I’m not convinced that ElBaradei is a liberal reformer, since he has Brotherhood backing, but I have made the same point on several shows recently about an ostensibly secular democratic regime possibly coming to power soon in Egypt, only to be followed by an Islamic supremacist Sharia regime.
“Beware the Islamists in the wings: Will liberal reformer Mohamed ElBaradei ultimately play Kerensky to an Islamist strongman when the Muslim Brotherhood seizes power?,” by Tim Rutten in the Los Angeles Times, February 5:
From the American perspective, the transition now underway in Egypt confirms John Kenneth Galbraith’s famous appraisal of politics as a choice between “the disastrous and the unpalatable.”
What the Obama administration must dread is not the prospect of Cairo repeating the disaster that was Tehran in 1979 but St. Petersburg in 1917, when one revolution — its leadership democratic but hopelessly divided — was followed within months by a second, its leaders murderously disciplined and malevolently focused. In other words, will Mohamed ElBaradei or some other liberal reformer ultimately play Kerensky to some as-yet-obscure Islamist strongman when the Muslim Brotherhood seizes power, as the Bolsheviks did from the parliamentary democracy to which the czar handed power when he abdicated?

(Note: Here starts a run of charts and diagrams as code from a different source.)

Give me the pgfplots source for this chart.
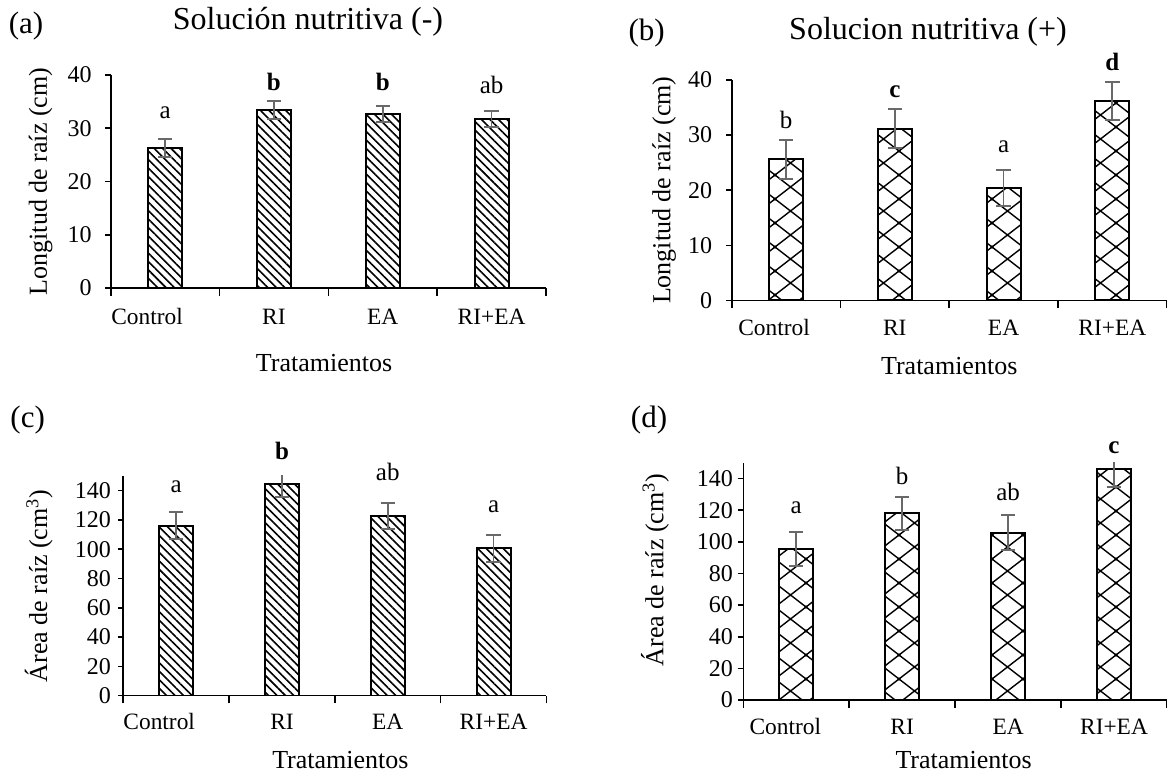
\documentclass[border=0pt]{standalone}
\usepackage{fontspec}
\setmainfont{Liberation Serif}
\usepackage{pgfplots}
\pgfplotsset{compat=1.18}
\usetikzlibrary{patterns,patterns.meta}
\definecolor{errgray}{RGB}{105,105,105}

\pgfdeclarepatternformonly{mydiamond}{\pgfqpoint{-1pt}{-1pt}}{\pgfqpoint{16.5pt}{13pt}}{\pgfqpoint{15.5pt}{12pt}}{%
  \pgfsetlinewidth{0.7pt}%
  \pgfpathmoveto{\pgfqpoint{-0.646pt}{-0.5pt}}\pgfpathlineto{\pgfqpoint{16.146pt}{12.5pt}}%
  \pgfpathmoveto{\pgfqpoint{-0.646pt}{12.5pt}}\pgfpathlineto{\pgfqpoint{16.146pt}{-0.5pt}}%
  \pgfusepath{stroke}}

\tikzset{lett/.style={font=\fontsize{12.5}{14}\selectfont, inner sep=0pt, anchor=center}}

\pgfplotsset{
  mybase/.style={
    scale only axis,
    ybar, bar width=17pt,
    axis x line*=bottom, axis y line*=left,
    axis line style={line width=0.8pt,-},
    xmin=-0.5, xmax=3.5, ymin=0,
    xtick={1,2,3}, xticklabels={RI,EA,RI+EA},
    extra x ticks={0}, extra x tick labels={Control},
    major x tick style={draw=none},
    minor xtick={-0.5,0.5,1.5,2.5,3.5},
    minor tick length=3.8pt, major tick length=2.7pt,
    tick align=outside,
    tick style={black, line width=0.8pt},
    /pgf/number format/assume math mode=true,
    yticklabel style={font=\fontsize{12}{14}\selectfont},
    xticklabel style={font=\fontsize{11.7}{14}\selectfont, anchor=base},
    xlabel style={font=\fontsize{13}{15}\selectfont, anchor=base},
    ylabel style={font=\fontsize{13}{15}\selectfont, anchor=center},
    clip mode=individual,
    xlabel={Tratamientos},
  },
  ctrl/.style={extra x tick style={major x tick style={draw=none}, xticklabel style={xshift=#1}}},
  errb/.style={
    draw=black, line width=1pt,
    error bars/.cd, y dir=both, y explicit,
    error bar style={errgray, line width=0.9pt},
    error mark=-,
    error mark options={rotate=90, errgray, line width=0.9pt, mark size=3.6pt},
    /pgfplots/.cd
  },
}

\begin{document}
\begin{tikzpicture}
\useasboundingbox (0,0) rectangle (583.5pt,387.5pt);

% (a)
\begin{axis}[mybase,
  at={(55.35pt,243.5pt)}, anchor=south west,
  width=217.65pt, height=106.5pt,
  ymax=40, ytick={0,10,20,30,40},
  ctrl=-9pt,
  yticklabel style={xshift=-3.3pt},
  xticklabel style={yshift=-15.5pt},
  xlabel style={at={(axis description cs:0.49,-0.3944)}},
  ylabel style={at={(axis description cs:-0.1608,0.5)}},
  ylabel={Longitud de raíz (cm)}]
\addplot[pattern={Lines[angle=-45,distance=3pt,line width=0.8pt]}, errb]
  coordinates {(0,26.3) +- (0,1.7) (1,33.4) +- (0,1.7) (2,32.7) +- (0,1.5) (3,31.7) +- (0,1.5)};
\node[lett] at (axis cs:0,32.9) {a};
\node[lett] at (axis cs:1,38.7) {\textbf{b}};
\node[lett] at (axis cs:2,38.7) {\textbf{b}};
\node[lett] at (axis cs:3,38.1) {ab};
\end{axis}

% (b)
\begin{axis}[mybase,
  at={(365.85pt,237.25pt)}, anchor=south west,
  width=217.5pt, height=110.25pt,
  ymax=40, ytick={0,10,20,30,40},
  ctrl=-6pt,
  yticklabel style={xshift=-3.6pt},
  xticklabel style={yshift=-15pt},
  xlabel style={at={(axis description cs:0.5,-0.3379)}},
  ylabel style={at={(axis description cs:-0.1552,0.5)}},
  ylabel={Longitud de raíz (cm)}]
\addplot[pattern=mydiamond, errb]
  coordinates {(0,25.6) +- (0,3.5) (1,31.2) +- (0,3.5) (2,20.4) +- (0,3.3) (3,36.2) +- (0,3.5)};
\node[lett] at (axis cs:0,32.7) {b};
\node[lett] at (axis cs:1,37.8) {\textbf{c}};
\node[lett] at (axis cs:2,27.8) {a};
\node[lett] at (axis cs:3,43.3) {\textbf{d}};
\end{axis}

% (c)
\begin{axis}[mybase,
  at={(61.65pt,39.65pt)}, anchor=south west,
  width=211.6pt, height=109.85pt,
  ymax=150, ytick={0,20,40,60,80,100,120,140},
  ctrl=-8.5pt,
  yticklabel style={xshift=0pt},
  xticklabel style={yshift=-14pt},
  xlabel style={at={(axis description cs:0.513,-0.3304)}},
  ylabel style={at={(axis description cs:-0.1997,0.5)}},
  ylabel={Área de raíz (cm\textsuperscript{3})}]
\addplot[pattern={Lines[angle=-45,distance=3pt,line width=0.8pt]}, errb]
  coordinates {(0,116.1) +- (0,9.1) (1,144.3) +- (0,8.8) (2,122.7) +- (0,9.1) (3,100.6) +- (0,9.1)};
\node[lett] at (axis cs:0,142.5) {a};
\node[lett] at (axis cs:1,167.1) {\textbf{b}};
\node[lett] at (axis cs:2,152.7) {ab};
\node[lett] at (axis cs:3,128.8) {a};
\end{axis}

% (d)
\begin{axis}[mybase,
  at={(371.65pt,37.5pt)}, anchor=south west,
  width=211.85pt, height=118.65pt,
  ymax=150, ytick={0,20,40,60,80,100,120,140},
  ctrl=-5.5pt,
  yticklabel style={xshift=1pt},
  xticklabel style={yshift=-14.5pt},
  xlabel style={at={(axis description cs:0.52,-0.2878)}},
  ylabel style={at={(axis description cs:-0.2086,0.548)}},
  ylabel={Área de raíz (cm\textsuperscript{3})}]
\addplot[pattern=mydiamond, errb]
  coordinates {(0,95.3) +- (0,10.7) (1,118.0) +- (0,10.5) (2,105.8) +- (0,11) (3,145.8) +- (0,11)};
\node[lett] at (axis cs:0,121.2) {a};
\node[lett] at (axis cs:1,141.6) {b};
\node[lett] at (axis cs:2,131.7) {ab};
\node[lett] at (axis cs:3,159.7) {\textbf{c}};
\end{axis}

% panel titles and letters
\node[anchor=base, font=\fontsize{15.5}{18}\selectfont] at (13pt,370.5pt) {(a)};
\node[anchor=base, font=\fontsize{16}{19}\selectfont] at (154pt,372.75pt) {Solución nutritiva (-)};
\node[anchor=base, font=\fontsize{15.5}{18}\selectfont] at (323.35pt,367pt) {(b)};
\node[anchor=base, font=\fontsize{16}{19}\selectfont] at (464pt,367.5pt) {Solucion nutritiva (+)};
\node[anchor=base, font=\fontsize{15.5}{18}\selectfont] at (13.85pt,173.5pt) {(c)};
\node[anchor=base, font=\fontsize{15.5}{18}\selectfont] at (324.5pt,173.5pt) {(d)};
\end{tikzpicture}
\end{document}
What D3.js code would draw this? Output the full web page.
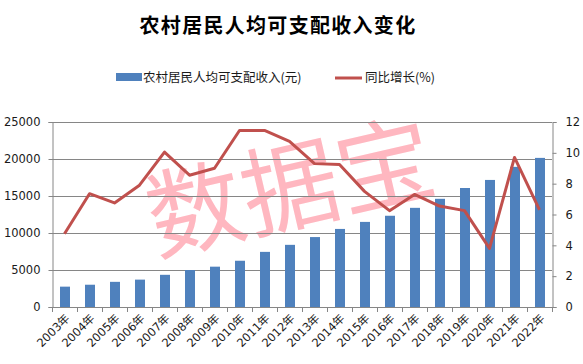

That possibility arises because a democratic or more broadly based Egyptian government inevitably is going to include the Muslim Brotherhood, which was founded in 1928 and is the world’s oldest and largest Islamist organization. History suggests that political liberalization, no matter who wins it, sets off its own revolution of rising expectations. And whoever succeeds Hosni Mubarak will have a hellish time satisfying the needs of a country where more than 30 million people live on $2 a day or less, and where the population includes more unemployed university graduates than any other in the world….
What’s more, the Brotherhood will exploit that poverty, ascribing it to disobedience to Allah and prescribing Sharia as the remedy.